Desde los años cincuenta, muchos pintores —y pintoras— quedaron desprestigiados y hasta excluidos de la historia del arte por la primacía de la abstracción, con sus rigurosos anatemas, no dictados por pintores, sino por críticos y expertos. De modo parecido, la vanguardia obligatoria de la música, explica John Mauceri, borró con eficaz injusticia a algunos de los compositores más originales y poderosos del siglo XX, en castigo por no haberse sometido a la obligación de la atonalidad y la vanguardia, y en algunos casos, además, por el pecado imperdonable de escribir para el cine. Para mayor tristeza, la mayoría de esos compositores habían sufrido ya un anatema previo: judíos alemanes y austriacos, o militantes de izquierda, el nazismo calificó su arte de “música degenerada”, y si no acabaron en campos de exterminio fue porque huyeron a tiempo y encontraron refugio en Estados Unidos. Nombres mayores: Erich Wolfgang Korngold, Kurt Weill, Max Steiner, Franz Waxman, Paul Hindemith, Miklos Rozsa. Arnold Schönberg no llegó a escribir para el cine, pero formó parte de aquella diáspora, y en Los Ángeles siguió componiendo obras admirables, aunque menos sujetas a los rigores de su propia doctrina, y fue amigo y admirador de George Gershwin. John Mauceri se ha especializado como director en la recuperación de partituras de esos maestros postergados, incluyendo bandas sonoras que merecen por su calidad el pedestal de una sala de concierto.

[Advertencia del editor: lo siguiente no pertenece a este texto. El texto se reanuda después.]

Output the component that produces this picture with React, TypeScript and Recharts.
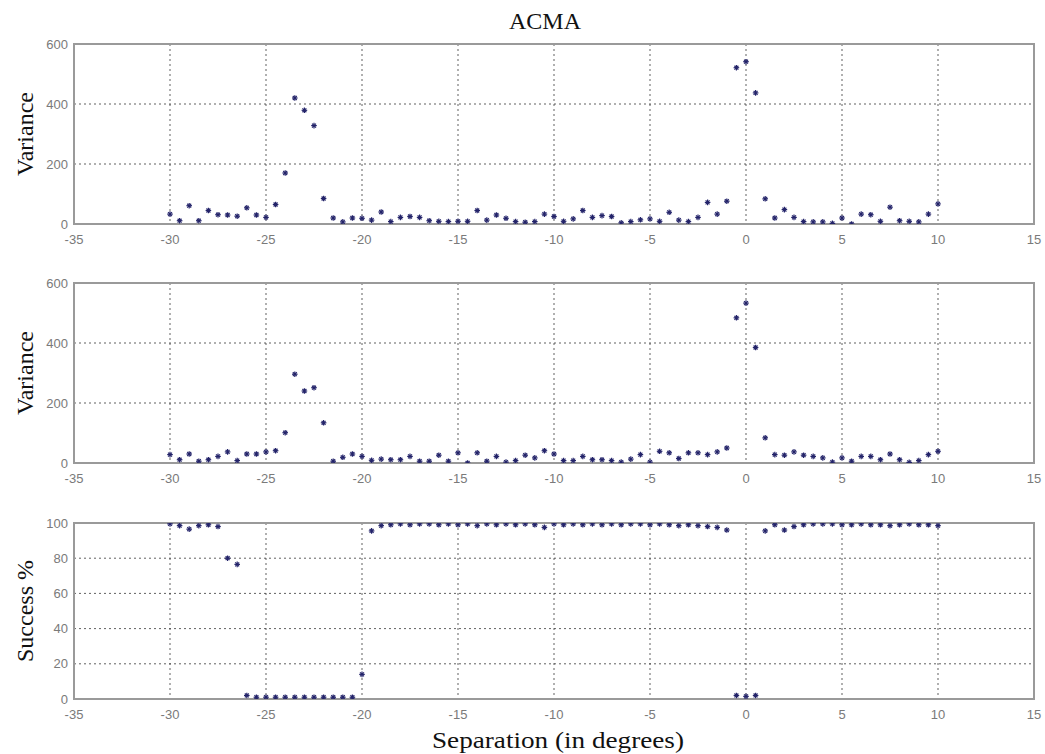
import React from "react";
import {
  ScatterChart,
  Scatter,
  XAxis,
  YAxis,
  CartesianGrid,
  ReferenceArea,
} from "recharts";

// Separation angles (degrees) at which each run was evaluated
const separation = [
  -30, -29.5, -29, -28.5, -28, -27.5, -27, -26.5, -26, -25.5, -25, -24.5, -24, -23.5,
  -23, -22.5, -22, -21.5, -21, -20.5, -20, -19.5, -19, -18.5, -18, -17.5, -17, -16.5,
  -16, -15.5, -15, -14.5, -14, -13.5, -13, -12.5, -12, -11.5, -11, -10.5, -10, -9.5,
  -9, -8.5, -8, -7.5, -7, -6.5, -6, -5.5, -5, -4.5, -4, -3.5, -3, -2.5, -2, -1.5, -1,
  -0.5, 0, 0.5, 1, 1.5, 2, 2.5, 3, 3.5, 4, 4.5, 5, 5.5, 6, 6.5, 7, 7.5, 8, 8.5, 9, 9.5, 10,
];

// Variance, first estimator
const varianceA = [
  33, 11, 61, 11, 45, 31, 30, 26, 54, 30, 22, 65, 170, 420, 379, 328, 85, 20, 7, 20, 19, 13, 40,
  8, 22, 25, 22, 11, 9, 8, 9, 9, 45, 13, 30, 19, 8, 6, 8, 33, 25, 9, 17, 45, 22, 28, 25, 4, 8, 14,
  17, 9, 39, 13, 8, 22, 72,
  33, 76, 521, 541, 437, 84, 20, 48, 22, 8, 7, 7, 2, 20, 0, 33, 31, 9, 56, 11, 9, 7, 33, 67,
];

// Variance, second estimator
const varianceB = [
  28, 11, 30, 6, 11, 22, 37, 8, 30, 30, 37, 41, 101, 296, 240, 251, 134, 6, 19, 30, 22, 9, 13,
  11, 11, 22, 6, 6, 26, 6, 34, 0, 34, 6, 22, 3, 8, 26, 17, 41, 30, 8, 8, 22, 11, 11, 8, 3, 13,
  28, 3, 39, 34, 15, 34, 34, 28,
  37, 50, 484, 533, 385, 84, 28, 26, 37, 26, 22, 17, 3, 17, 6, 22, 22, 11, 30, 11, 2, 8, 28, 39,
];

// Success rate (%)
const successRate = [
  99.5, 98.5, 96.5, 98.5, 99, 98, 80, 76.5, 2, 1, 1, 1, 1, 1, 1, 1, 1, 1, 1, 1, 14, 95.5, 98.5,
  99, 99.5, 99, 99.5, 99.5, 99, 99.5, 99, 99.5, 98.5, 99.5, 99, 99.5, 99, 99.5, 99, 97.5, 99.5,
  99, 99.5, 99, 99.5, 99, 99.5, 99, 99.5, 99.5, 99, 99.5, 99, 98.5, 99, 98.5, 98,
  97.5, 96, 2, 1.5, 2, 95.5, 99, 96, 98, 99, 99.5, 99.5, 99.5, 99, 99, 99.5, 99, 99, 98.5, 99,
  99.5, 99, 99, 98.5,
];

const xTicks = [-35, -30, -25, -20, -15, -10, -5, 0, 5, 10, 15];
const varianceTicks = [0, 200, 400, 600];
const successTicks = [0, 20, 40, 60, 80, 100];

const toPoints = (values: number[]) =>
  separation.map((x, i) => ({ x, y: values[i] }));

const MARK = "#24246a";
const GRID = "#3a3a3a";
const FRAME = "#9a9a9a";
const TICK_FONT = { fontFamily: "Liberation Sans, Arial, sans-serif", fontSize: 13, fill: "#7a7a7a" };
const SERIF = "Liberation Serif, Times New Roman, serif";

// MATLAB-style '*' marker
const Asterisk = (props: any) => {
  const { cx, cy } = props;
  if (cx == null || cy == null) return null;
  const r = 2.8;
  const d = r * 0.7;
  return (
    <g stroke={MARK} strokeWidth={1.2}>
      <line x1={cx - r} y1={cy} x2={cx + r} y2={cy} />
      <line x1={cx} y1={cy - r} x2={cx} y2={cy + r} />
      <line x1={cx - d} y1={cy - d} x2={cx + d} y2={cy + d} />
      <line x1={cx - d} y1={cy + d} x2={cx + d} y2={cy - d} />
    </g>
  );
};

type PanelProps = {
  top: number;
  height: number;
  values: number[];
  yMax: number;
  yTicks: number[];
};

const Panel = ({ top, height, values, yMax, yTicks }: PanelProps) => (
  <div style={{ position: "absolute", left: 0, top }}>
    <ScatterChart
      width={1045}
      height={height}
      margin={{ top: 10, right: 11, bottom: 10, left: 34 }}
    >
      <CartesianGrid
        stroke={GRID}
        strokeDasharray="2 3"
        strokeOpacity={0.8}
        horizontalValues={yTicks}
        verticalValues={xTicks}
      />
      <XAxis
        type="number"
        dataKey="x"
        domain={[-35, 15]}
        ticks={xTicks}
        allowDataOverflow
        axisLine={false}
        tickLine={false}
        tickSize={4}
        tickMargin={7}
        height={20}
        tick={TICK_FONT}
        interval={0}
      />
      <YAxis
        type="number"
        dataKey="y"
        domain={[0, yMax]}
        ticks={yTicks}
        allowDataOverflow
        axisLine={false}
        tickLine={false}
        tickSize={4}
        tickMargin={2}
        width={40}
        tick={TICK_FONT}
        interval={0}
      />
      <ReferenceArea
        x1={-35}
        x2={15}
        y1={0}
        y2={yMax}
        fill="none"
        stroke={FRAME}
        strokeWidth={2}
        ifOverflow="visible"
      />
      <Scatter
        data={toPoints(values)}
        shape={<Asterisk />}
        isAnimationActive={false}
      />
    </ScatterChart>
  </div>
);

export default function App() {
  return (
    <div
      style={{
        position: "absolute",
        left: 0,
        top: 0,
        width: 1045,
        height: 754,
        background: "#fff",
        overflow: "hidden",
      }}
    >
      <Panel top={34} height={220} values={varianceA} yMax={600} yTicks={varianceTicks} />
      <Panel top={273} height={220} values={varianceB} yMax={600} yTicks={varianceTicks} />
      <Panel top={513} height={216} values={successRate} yMax={100} yTicks={successTicks} />
      <svg
        width={1045}
        height={754}
        style={{ position: "absolute", left: 0, top: 0, pointerEvents: "none" }}
      >
        <g fontFamily={SERIF} fontSize={24} fill="#111">
          <text x={545} y={29} textAnchor="middle">ACMA</text>
          <text x={33} y={134} textAnchor="middle" transform="rotate(-90 33 134)">Variance</text>
          <text x={33} y={373} textAnchor="middle" transform="rotate(-90 33 373)">Variance</text>
          <text x={33} y={611} textAnchor="middle" transform="rotate(-90 33 611)">Success %</text>
          <text
            x={558}
            y={748}
            textAnchor="middle"
            textLength={252}
            lengthAdjust="spacingAndGlyphs"
          >
            Separation (in degrees)
          </text>
        </g>
      </svg>
    </div>
  );
}
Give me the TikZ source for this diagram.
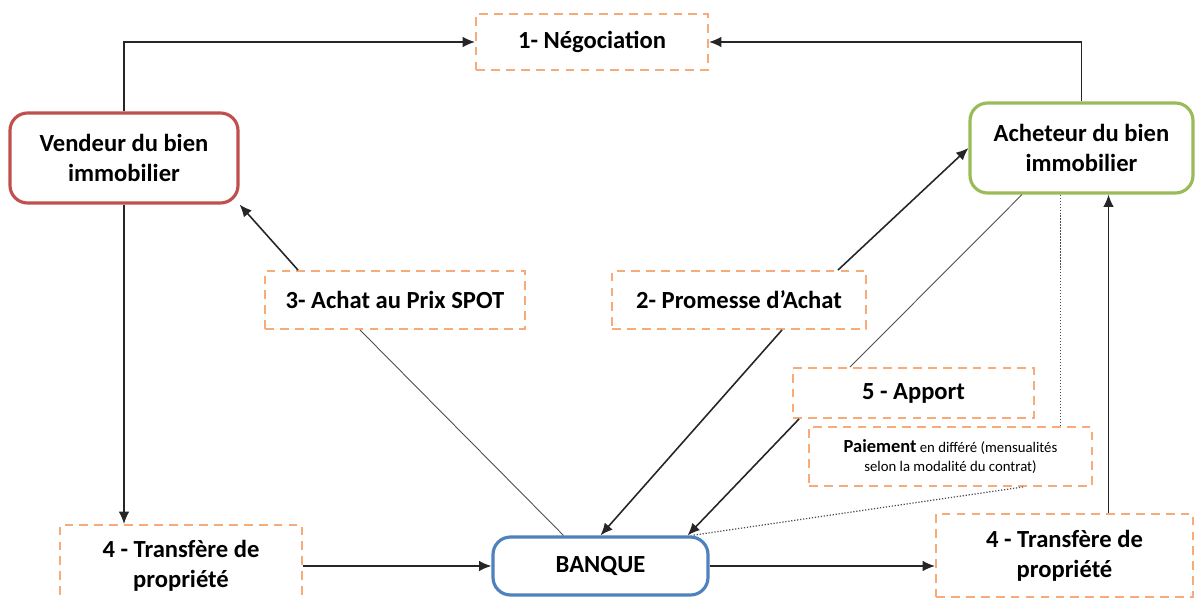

Pero Mauceri, para afirmar lo que ama, no necesita negar nada. Tonal o atonal, vanguardista o conservadora, lo que importa de una obra es el talento creativo que se manifiesta en ella. En el corazón de su libro están la amistad y la admiración mutua que se profesaron Schönberg y Gershwin. Tenemos la suerte de vivir en un tiempo en que es posible ser partidario fervoroso de los dos.